> [Goal of the exercise]
Provide an exact copy of the data, excluding the images.

==*==

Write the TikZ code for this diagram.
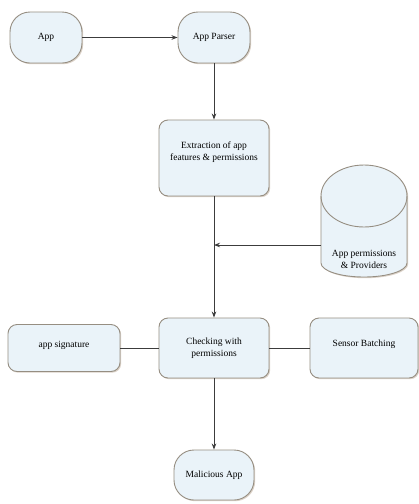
\documentclass[tikz,border=0pt]{standalone}
\usepackage{fontspec}
\setmainfont{Liberation Serif}
\usetikzlibrary{arrows.meta,shadows}
\definecolor{boxfill}{RGB}{234,243,249}
\definecolor{boxline}{RGB}{150,142,130}
\definecolor{wire}{RGB}{60,60,60}
\tikzset{
  base/.style={draw=boxline, fill=boxfill, line width=0.9pt, align=center,
    font=\fontsize{9.5}{12}\selectfont, inner sep=2pt,
    drop shadow={shadow xshift=1.2pt, shadow yshift=-1.2pt, opacity=0.25, fill=brown!60!black}},
  stadium/.style={base, rounded corners=20pt},
  roundbox/.style={base, rounded corners=9pt},
  wireline/.style={draw=wire, line width=0.8pt},
  arr/.style={wireline, -{Stealth[length=6pt,width=4.5pt]}},
}
\begin{document}
\begin{tikzpicture}[x=1pt,y=-1pt]
\useasboundingbox (0,0) rectangle (419,504);
\fill[white] (0,0) rectangle (419,504);

\node[stadium, minimum width=72pt, minimum height=51pt] (app) at (46,37.5) {App};
\node[stadium, minimum width=72pt, minimum height=51pt] (parser) at (214,37.5) {App Parser};
\node[roundbox, minimum width=110pt, minimum height=76pt, text depth=14pt] (extract) at (214,158) {Extraction of app\\features \& permissions};
\node[roundbox, minimum width=110pt, minimum height=60pt] (check) at (214,348) {Checking with\\permissions};
\node[roundbox, minimum width=112pt, minimum height=47pt, text depth=8pt] (sig) at (64,348) {app signature};
\node[roundbox, minimum width=108pt, minimum height=60pt, text depth=10pt] (sensor) at (364,348) {Sensor Batching};
\node[stadium, minimum width=80pt, minimum height=50pt] (mal) at (214,475) {Malicious App};

% database cylinder
\path[base] (321,196) -- (321,263) arc[start angle=180, end angle=360, x radius=43pt, y radius=14pt] -- (407,196) arc[start angle=0, end angle=180, x radius=43pt, y radius=31pt] -- cycle;
\draw[draw=boxline, line width=0.9pt] (321,196) arc[start angle=180, end angle=360, x radius=43pt, y radius=31pt];
\node[font=\fontsize{9.5}{12}\selectfont, align=center, inner sep=0pt] (db) at (364,259) {App permissions\\\& Providers};
\coordinate (dbleft) at (321,245);
\coordinate (join) at (214,245);

\draw[arr] (app.east) -- (parser.west);
\draw[arr] (parser.south) -- (extract.north);
\draw[arr] (extract.south) -- (check.north);
\draw[arr] (dbleft) -- (join);
\draw[wireline] (sig.east) -- (check.west);
\draw[wireline] (sensor.west) -- (check.east);
\draw[arr] (check.south) -- (mal.north);
\end{tikzpicture}
\end{document}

==*==

> [Solution to the problem]
Write the TikZ code for this diagram.
\documentclass[tikz,border=0pt]{standalone}
\usepackage{fontspec}
\setmainfont{Liberation Serif}
\usetikzlibrary{arrows.meta,shadows}
\definecolor{boxfill}{RGB}{234,243,249}
\definecolor{boxline}{RGB}{150,142,130}
\definecolor{wire}{RGB}{60,60,60}
\tikzset{
  base/.style={draw=boxline, fill=boxfill, line width=0.9pt, align=center,
    font=\fontsize{9.5}{12}\selectfont, inner sep=2pt,
    drop shadow={shadow xshift=1.2pt, shadow yshift=-1.2pt, opacity=0.25, fill=brown!60!black}},
  stadium/.style={base, rounded corners=20pt},
  roundbox/.style={base, rounded corners=9pt},
  wireline/.style={draw=wire, line width=0.8pt},
  arr/.style={wireline, -{Stealth[length=6pt,width=4.5pt]}},
}
\begin{document}
\begin{tikzpicture}[x=1pt,y=-1pt]
\useasboundingbox (0,0) rectangle (419,504);
\fill[white] (0,0) rectangle (419,504);

\node[stadium, minimum width=72pt, minimum height=51pt] (app) at (46,37.5) {App};
\node[stadium, minimum width=72pt, minimum height=51pt] (parser) at (214,37.5) {App Parser};
\node[roundbox, minimum width=110pt, minimum height=76pt, text depth=14pt] (extract) at (214,158) {Extraction of app\\features \& permissions};
\node[roundbox, minimum width=110pt, minimum height=60pt] (check) at (214,348) {Checking with\\permissions};
\node[roundbox, minimum width=112pt, minimum height=47pt, text depth=8pt] (sig) at (64,348) {app signature};
\node[roundbox, minimum width=108pt, minimum height=60pt, text depth=10pt] (sensor) at (364,348) {Sensor Batching};
\node[stadium, minimum width=80pt, minimum height=50pt] (mal) at (214,475) {Malicious App};

% database cylinder
\path[base] (321,196) -- (321,263) arc[start angle=180, end angle=360, x radius=43pt, y radius=14pt] -- (407,196) arc[start angle=0, end angle=180, x radius=43pt, y radius=31pt] -- cycle;
\draw[draw=boxline, line width=0.9pt] (321,196) arc[start angle=180, end angle=360, x radius=43pt, y radius=31pt];
\node[font=\fontsize{9.5}{12}\selectfont, align=center, inner sep=0pt] (db) at (364,259) {App permissions\\\& Providers};
\coordinate (dbleft) at (321,245);
\coordinate (join) at (214,245);

\draw[arr] (app.east) -- (parser.west);
\draw[arr] (parser.south) -- (extract.north);
\draw[arr] (extract.south) -- (check.north);
\draw[arr] (dbleft) -- (join);
\draw[wireline] (sig.east) -- (check.west);
\draw[wireline] (sensor.west) -- (check.east);
\draw[arr] (check.south) -- (mal.north);
\end{tikzpicture}
\end{document}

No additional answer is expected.